1. Implement B-Trees and Hash structures

  • Find in-memory implementations of B-trees and hash structures and fill them each with data that's provided here: http://cs.nyu.edu/cs/faculty/shasha/papers/myindex. Then make your program able to run from standard input a file of commands.

  • Command Format:

    • insert(key,value)

    • delete(key)

    • search(key))

  • An insert(k,v) should be interpreted as an ”upsert” meaning that if there is already a record with key value k, then that record’s value should be changed to v. The program should show timings for all operations together and write the total time and the resulting table to standard out after all operations.

2. Quantitate the Effect of Using Index In Mysql

  • schema:

    • Employee(ID, Name, Salary, Manager, Department)
    • Course(EmpID, CourseID, Prof, Grade)
  • data:

  • load data, to table Employee and table Course. Show the timings and the results of the questions below:

    • (a) Find the number of employees who earn at least 50 more than their managers.
    • (b) For those departments in which more than one person takes courses, find the average salary by department.
    • (c) Find the average salary earned by people taking the course of prof1038.
  • Now show how to add indexes in such a way that each query requires less time. That is, show the create index statements to use and give new timing results.

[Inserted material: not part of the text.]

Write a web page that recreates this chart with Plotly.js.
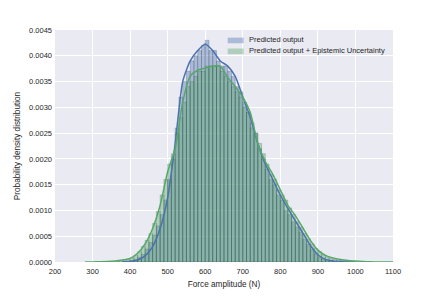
<!DOCTYPE html>
<html>
<head>
<meta charset="utf-8">
<script src="https://cdn.plot.ly/plotly-3.0.1.min.js"></script>
<style>html,body{margin:0;padding:0;background:#fff;}#chart{width:436px;height:300px;}</style>
</head>
<body>
<div id="chart"></div>
<script>
// Histogram bin centres (N) and densities: predicted output
const binsPred = [385,395,405,415,425,435,445,455,465,475,485,495,505,515,525,535,545,555,565,575,585,595,605,615,625,635,645,655,665,675,685,695,705,715,725,735,745,755,765,775,785,795,805,815,825,835,845,855,865,875,885,895,905,915,925,935,945,955];
const densPred = [0.00001,0.00002,0.00003,0.00005,0.00009,0.00015,0.00025,0.00038,0.00052,0.0007,0.00092,0.0012,0.0016,0.0020,0.0026,0.0032,0.0035,0.0037,0.0039,0.0040,0.0041,0.0042,0.0043,0.0041,0.0041,0.0039,0.0038,0.0038,0.0037,0.0036,0.0034,0.0033,0.0031,0.0029,0.0027,0.0025,0.0022,0.0020,0.0018,0.0016,0.0015,0.0013,0.0012,0.0010,0.00092,0.00078,0.00068,0.00058,0.00044,0.00034,0.00024,0.00016,0.0001,0.00006,0.00004,0.00002,0.00001,0.00001];

// Histogram: predicted output + epistemic uncertainty
const binsEpi = [365,375,385,395,405,415,425,435,445,455,465,475,485,495,505,515,525,535,545,555,565,575,585,595,605,615,625,635,645,655,665,675,685,695,705,715,725,735,745,755,765,775,785,795,805,815,825,835,845,855,865,875,885,895,905,915,925,935,945,955,965,975,985,995];
const densEpi = [0.00001,0.00002,0.00003,0.00005,0.00008,0.00013,0.0002,0.0003,0.00042,0.00055,0.00075,0.00098,0.0013,0.0016,0.0019,0.0021,0.0025,0.0028,0.0031,0.0034,0.0035,0.0036,0.0037,0.0037,0.0038,0.0038,0.0038,0.0038,0.0037,0.0036,0.0035,0.0034,0.0033,0.0032,0.0030,0.0029,0.0026,0.0025,0.0023,0.0021,0.0019,0.0017,0.0016,0.0014,0.0013,0.0012,0.00105,0.00092,0.00078,0.00068,0.00055,0.00045,0.00035,0.00026,0.0002,0.00014,0.0001,0.00007,0.00005,0.00004,0.00003,0.00002,0.00001,0.00001];

// KDE curves
const kdeXPred = [380,400,420,440,460,480,500,520,540,560,580,600,620,640,660,680,700,720,740,760,780,800,820,840,860,880,900,920,940,960,980,1000];
const kdeYPred = [0,0.00001,0.00004,0.00012,0.0003,0.00065,0.00125,0.0023,0.0035,0.0039,0.0041,0.00423,0.0041,0.0039,0.0038,0.0036,0.0032,0.0028,0.0023,0.0019,0.0016,0.0013,0.00104,0.0008,0.00056,0.00032,0.00014,0.00005,0.00002,0.00001,0,0];
const kdeXEpi = [280,300,320,340,360,380,400,420,440,460,480,500,520,540,560,580,600,620,640,660,680,700,720,740,760,780,800,820,840,860,880,900,920,940,960,980,1000,1020,1040,1060,1080,1100];
const kdeYEpi = [0,0.000002,0.000005,0.00001,0.00002,0.00004,0.00007,0.00017,0.00035,0.00065,0.0011,0.00175,0.0022,0.0031,0.0036,0.00372,0.00376,0.0038,0.0038,0.00358,0.0034,0.0032,0.0029,0.0023,0.00195,0.0017,0.0014,0.0011,0.0009,0.00066,0.00042,0.00023,0.00013,0.00008,0.00005,0.00003,0.00002,0.00001,0.000005,0,0,0];

const seriesNames = ['Predicted output', 'Predicted output + Epistemic Uncertainty'];
const xTicks = [200,300,400,500,600,700,800,900,1000,1100];

const blue = '#4C72B0', green = '#55A868';
const font = {family: 'Liberation Sans, Arial, sans-serif', size: 7.5, color: '#262626'};
const titleFont = {family: 'Liberation Sans, Arial, sans-serif', size: 8.2, color: '#262626'};

const traces = [
  {type:'bar', x: binsPred, y: densPred, width: 10, name: seriesNames[0],
   marker:{color:'rgba(76,114,176,0.4)', line:{color:'rgba(40,55,70,0.45)', width:0.5}}, showlegend:false, hoverinfo:'skip'},
  {type:'bar', x: binsEpi, y: densEpi, width: 10, name: seriesNames[1],
   marker:{color:'rgba(85,168,104,0.4)', line:{color:'rgba(40,70,50,0.45)', width:0.5}}, showlegend:false, hoverinfo:'skip'},
  {type:'scatter', mode:'lines', x: kdeXPred, y: kdeYPred, line:{color: blue, width:1.5, shape:'spline', smoothing:0.6}, showlegend:false, hoverinfo:'skip'},
  {type:'scatter', mode:'lines', x: kdeXEpi, y: kdeYEpi, line:{color: green, width:1.5, shape:'spline', smoothing:0.6}, showlegend:false, hoverinfo:'skip'}
];

const layout = {
  width: 436, height: 300,
  margin: {l:55, r:43, t:30, b:38},
  paper_bgcolor: '#ffffff', plot_bgcolor: '#EAEAF2',
  barmode: 'overlay', bargap: 0,
  font: font,
  xaxis: {range:[200,1100], tickvals: xTicks, ticktext: xTicks.map(String), gridcolor:'#ffffff', gridwidth:1,
          zeroline:false, showline:false, ticks:'', ticklen:0, tickfont: font, ticklabelstandoff: 3,
          title:{text:'Force amplitude (N)', font: titleFont, standoff: 6}},
  yaxis: {range:[0,0.0045], dtick:0.0005, tickformat:'.4f', gridcolor:'#ffffff', gridwidth:1,
          zeroline:false, showline:false, ticks:'', tickfont: font, ticklabelstandoff: 2,
          title:{text:'Probability density distribution', font: titleFont, standoff: 7}},
  showlegend: false,
  shapes: [
    {type:'rect', xref:'paper', yref:'paper', x0:0.511, x1:0.558, y0:0.943, y1:0.967, fillcolor:'rgba(76,114,176,0.4)', line:{width:0}},
    {type:'rect', xref:'paper', yref:'paper', x0:0.511, x1:0.558, y0:0.896, y1:0.920, fillcolor:'rgba(85,168,104,0.4)', line:{width:0}}
  ],
  annotations: [
    {xref:'paper', yref:'paper', x:0.568, y:0.957, xanchor:'left', yanchor:'middle', text: seriesNames[0], showarrow:false, font: font},
    {xref:'paper', yref:'paper', x:0.568, y:0.910, xanchor:'left', yanchor:'middle', text: seriesNames[1], showarrow:false, font: font}
  ]
};

Plotly.newPlot('chart', traces, layout, {displayModeBar:false, staticPlot:true});
</script>
</body>
</html>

3. Experiment With Clustered Secondary Index With mysql From Python

  • (a) Create an empty emp table without indexes. Perform 100,000 inserts (taken in any order, but without duplicates) from the emp file into the employee table. Record the timing. These will be insert statements with explicit values, one row per insert statement. To do that, you will use a programming language like Python or Java and interface with the database for each insert.
  • (b) Recreate an empty emp table but this time with a unique index on ID and an index on department. Perform 100,000 inserts from the emp file into the employee table Record the timings. If an insert with the same ID as an existing record comes in, then refuse that new insert.